Aside from safety data sheets, labels are the other big part of safety communication. The HCS requires that chemical manufacturers and distributers clearly label any hazardous materials that leave the workplace. Specific requirements as to the information on these labels can be found here.

In the wake of globally standardized classification, the pictures on these labels have their own set of necessary criteria. You know the pictures we’re talking about – skull and bones, a ball of fire, a needle surrounded by a bright red outline. The text on these labels and warnings must be printed in English and be easily legible.

It is recommended that employers utilize “pictograms” as part of their labeling system to more easily communicate the hazards.  Pictograms are also used in Safety Data Sheets, per the GHS update from 2012. There are nine of these visual representations of hazards outline by the HCS, but OSHA technically only oversees eight – they don’t regulate chemical environmental impact.

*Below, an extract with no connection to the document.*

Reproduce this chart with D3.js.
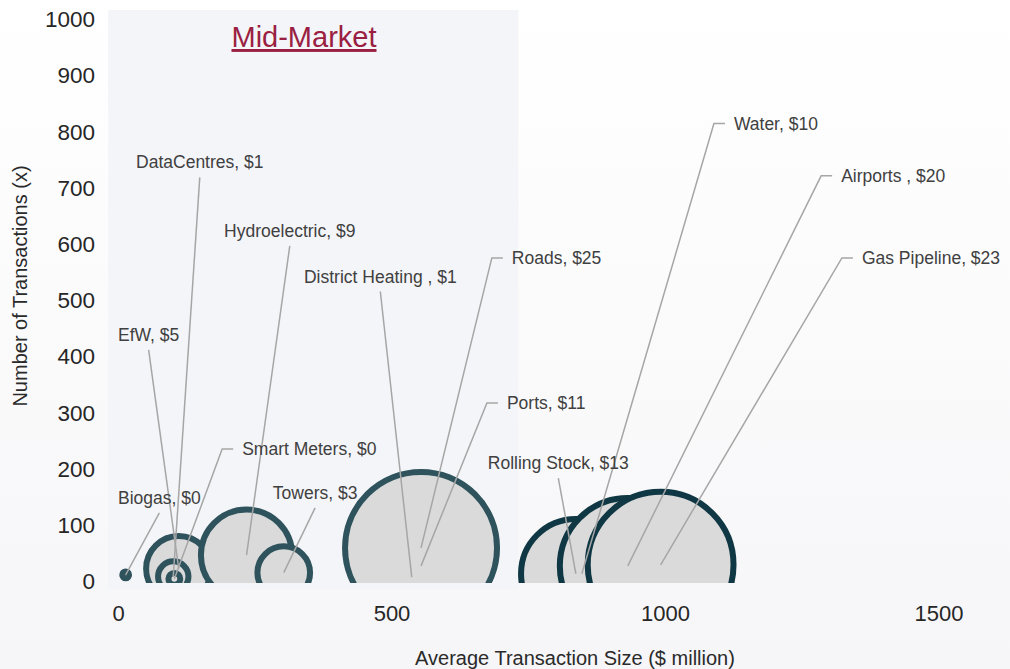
<!DOCTYPE html>
<html><head><meta charset="utf-8">
<script src="https://cdn.jsdelivr.net/npm/d3@7"></script>
<style>html,body{margin:0;padding:0;background:#fff;} svg{display:block;}</style>
</head><body>
<svg id="chart" width="1010" height="669"></svg>
<script>
// ---- data ----
const sectors   = ["Biogas","EfW","DataCentres","Smart Meters","Hydroelectric","Towers","District Heating ","Ports","Roads","Water","Rolling Stock","Airports ","Gas Pipeline"];
const avgSize   = [14, 111, 101, 103, 235, 303, 537, 554, 554, 848, 837, 932, 992];   // $ million
const numTx     = [10, 21, 7, 3, 45, 14, 6, 26, 58, 12, 12, 26, 28];                   // count
const dealValue = [0.05, 4.6, 1.0, 0.15, 9, 3, 1, 11, 25, 10, 13, 20, 23];             // $ bn (bubble size)
const segment   = ["mid","mid","mid","mid","mid","mid","mid","mid","mid","large","large","large","large"];
// label anchor positions (data units: left edge x, centre y)
const labelX    = [0, 0, 33, 227, 194, 283, 340, 711, 720, 1126, 676, 1322, 1360];
const labelY    = [147, 437, 744, 234, 622, 156, 541, 316, 574, 813, 209, 720, 574];
const xTicks = [0, 500, 1000, 1500];
const yTicks = [0,100,200,300,400,500,600,700,800,900,1000];
const midMarketX = [-18, 732];
const midMarketY = [-15, 1015];
const title = "Mid-Market";

// ---- chart ----
const svg = d3.select("#chart");
const W = 1010, H = 669;
const x = d3.scaleLinear().domain([0, 1500]).range([118, 938.5]);
const y = d3.scaleLinear().domain([0, 1000]).range([580.5, 18.5]);
const r = d3.scaleSqrt().domain([0, 25]).range([0, 76]);
const fmt = d3.format("$.0f");
const font = "'Liberation Sans', Arial, Helvetica, sans-serif";

const defs = svg.append("defs");
const g = defs.append("linearGradient").attr("id","bg").attr("x1",0).attr("x2",0).attr("y1",0).attr("y2",1);
g.append("stop").attr("offset","0%").attr("stop-color","#ffffff");
g.append("stop").attr("offset","100%").attr("stop-color","#f6f6f8");
defs.append("clipPath").attr("id","plotclip").append("rect")
  .attr("x", 100).attr("y", 0).attr("width", W-100).attr("height", y(0) + 2.5);

svg.append("rect").attr("width", W).attr("height", H).attr("fill", "url(#bg)");

// mid-market band
svg.append("rect")
  .attr("x", x(midMarketX[0])).attr("y", y(midMarketY[1]))
  .attr("width", x(midMarketX[1]) - x(midMarketX[0]))
  .attr("height", y(midMarketY[0]) - y(midMarketY[1]))
  .attr("fill", "#f4f5f8");

svg.append("text").attr("x", 304).attr("y", 47)
  .attr("text-anchor","middle").attr("font-family", font).attr("font-size", 29)
  .attr("fill", "#9a1f42").attr("text-decoration","underline").text(title);

// axes (labels only)
const xAxis = svg.append("g").attr("transform", `translate(0,${y(0)})`)
  .call(d3.axisBottom(x).tickValues(xTicks).tickSize(0).tickPadding(0).tickFormat(d3.format("d")));
xAxis.select(".domain").remove();
xAxis.selectAll("text").attr("y", 40).attr("dy", 0).attr("font-size", 22).attr("font-family", font).attr("fill", "#262626");

const yAxis = svg.append("g").attr("transform", `translate(95,0)`)
  .call(d3.axisLeft(y).tickValues(yTicks).tickSize(0).tickPadding(0).tickFormat(d3.format("d")));
yAxis.select(".domain").remove();
yAxis.selectAll("text").attr("x", 0).attr("dy", "0.36em").attr("font-size", 22.5).attr("font-family", font).attr("fill", "#262626");

svg.append("text").attr("x", 575).attr("y", 665)
  .attr("text-anchor","middle").attr("font-family", font).attr("font-size", 20).attr("fill","#2a2a2a")
  .text("Average Transaction Size ($ million)");
svg.append("text").attr("transform", "translate(27,286) rotate(-90)")
  .attr("text-anchor","middle").attr("font-family", font).attr("font-size", 20).attr("fill","#2a2a2a")
  .text("Number of Transactions (x)");

// bubbles
const data = sectors.map((s, i) => ({name: s, xv: avgSize[i], yv: numTx[i], v: dealValue[i], seg: segment[i], lx: labelX[i], ly: labelY[i]}));
const stroke = {mid: "#2f535d", large: "#103844"};
svg.append("g").attr("clip-path","url(#plotclip)")
  .selectAll("circle").data(data).join("circle")
  .attr("cx", d => x(d.xv)).attr("cy", d => y(d.yv)).attr("r", d => r(d.v))
  .attr("fill", "#dadada").attr("stroke", d => stroke[d.seg]).attr("stroke-width", 6);

// labels + leader lines
const lines = svg.append("g");
const labels = svg.append("g");
data.forEach(d => {
  const lx = x(d.lx), ly = y(d.ly);
  const t = labels.append("text").attr("x", lx).attr("y", ly).attr("dy","0.35em")
    .attr("font-family", font).attr("font-size", 17.5).attr("fill", "#404040")
    .text(d.name + ", " + fmt(d.v));
  const w = t.node().getComputedTextLength();
  const px = x(d.xv), py = y(d.yv);
  let path;
  if (px >= lx - 2 && px <= lx + w + 2) {
    path = `M${lx + w/2},${ly + 15}L${px},${py}`;
  } else {
    path = `M${lx - 9},${ly}L${lx - 20},${ly}L${px},${py}`;
  }
  lines.append("path").attr("d", path).attr("fill","none").attr("stroke","#a6a6a6").attr("stroke-width",1.5);
});
</script>
</body></html>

Employees must be made aware of all of these important aspects of the HCS before they are allowed to start work – especially if they will be in direct contact with these potentially hazardous chemicals as a part of their day-to-day job function.

The other critical component of Hazard Communication is the proper selection and use of PPE to protect employees from chemical exposures.   This includes gloves, safety glasses, respirators, and more.